Bin Nan, Professor of Statistics, joined the ICS faculty in September 2017.
Q: Can you tell us about your background?
I did my undergraduate work and received my first master’s degree in aerospace engineering in China. I later came to the U.S. to study statistics on a full scholarship at the Virginia Commonwealth University, where I did my master’s degree in the math department, with a statistics focus. During that time, a fellow student recommended a course called “Survival Analysis,” which I had never heard of. However, when he described it, I said, “that’s called ‘reliability’ in engineering.” After realizing it was exactly the field I wanted to study, I consulted with a few people and ended up going to the University of Washington on a full scholarship. So my wife, our young son and I drove across country to Seattle, which was beautiful.
Although I worked with Norm Breslow, a professor of biostatistics, as a research assistant, I chose to work with Jon Wellner, a professor of statistics, on my dissertation topic: the efficiency theory for two-phase sampling designs with censored survival data. I spent nearly two years not making much progress, but I finally solved the problem — while Wellner and Breslow were hiking in the Himalayas for a month — after obtaining the efficiency bounds for case-cohort designs. After graduating in 2001 with a Ph.D. in biostatistics, I went to the University of Michigan, where I taught for 16 years.
Q: What brought you to UCI?
Aside from the Southern California weather, the driving factor was the research opportunity related to Alzheimer’s disease. At the University of Michigan, after getting tenured, I started working at the Michigan Alzheimer’s Disease Research Center and found the work very interesting, particularly the work on imaging data. The challenge is trying to handle the huge amount of data collected on a relatively small number of patients, because classical statistical methods don’t work; we have to develop new approaches. Unfortunately, after 20 years of support from the National Institute on Aging, the center lost its funding due to a lack of clinical leadership in Alzheimer’s research, and while research continued on other neuro diseases, there weren’t many people I could collaborate with on Alzheimer’s.
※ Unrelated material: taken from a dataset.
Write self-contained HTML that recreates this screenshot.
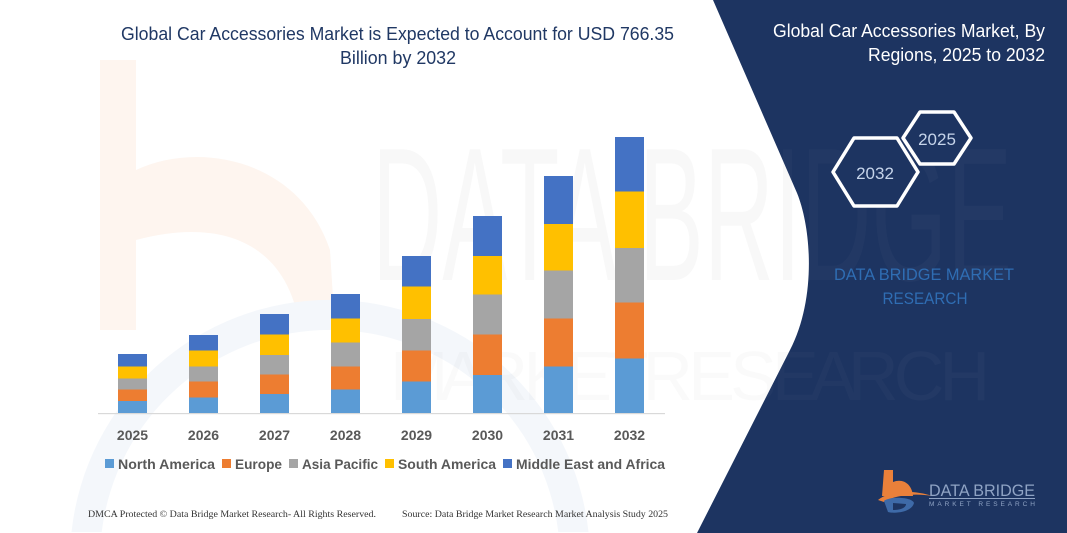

So when I learned about the job opportunity at UCI from Dan Gillen (professor and chair of the Department of Statistics) — we were students at the University of Washington together and had interacted over the years on Alzheimer’s research — I decided to apply. For this particular field, and for neuroimaging, there’s much more research going on here at UCI, and I really enjoyed my interactions with the faculty I met during my interview. So I accepted the position and moved here in August.
Q: What courses will you be teaching?
In the winter, I’ll be teaching two classes for master’s students. One is an applied course on categorical data analysis. The second is a theoretical course on mathematical statistics. In the spring, I’ll teach an advanced topic class on survival analysis.
Q: Can you talk about a bit your health research?
My research is primarily motivated from my collaborations with biomedical researchers. Besides Alzheimer’s disease research, I have collaborated with epidemiologists at Michigan over a decade studying women’s health during the menopausal transition, understanding hormonal changes and their associations with age at menopause and with health status such as bone mineral density changes, diabetes and many other things. I was also the statistical consultant for the radiology department at the University of Michigan for many years, helping investigators with study designs, data analysis and the interpretation of statistical results. Most of the work focused on evaluating imaging diagnosis techniques, including CT, MRI, ultrasound and PET.
Q: What do you like best so far about UCI?
The collaborative opportunities. When I was in the biostatistics department, the focus was on health research. Here, in a statistics department, I think the setup is ideal for lots of different research activities, especially because the statistics, informatics and computer science departments are in the same school. Statisticians and computer science researchers have different cultures, and we each have our strengths and weaknesses, but I think being in the same school presents opportunities to work together on all kinds of research problems — big data and data science, artificial intelligence, engineering projects, or anything else important to society that can affect people’s lives, not just health research. So I’m looking forward to learning more about the interaction between the three departments.
Q: What do you do in your spare time?
My wife and I love to go to the farmer’s market on Saturdays, and we enjoy biking a few times a week. I also like to go hiking and do yard work (though I’m still trying to figure out how to do those in Irvine), and I like watching college football. My son did his undergraduate study and went to medical school at the University of Michigan, and of course I worked there, so I’m a Michigan fan!
Q: Is there a book you’d like to recommend to students?
A good book on survival analysis is The Statistical Analysis of Failure Time Data, Second Edition, by John D. Kalbfleisch and Ross L. Prentice (John Wiley & Sons, 2002). It’s a very well-written book that’s not hard to read.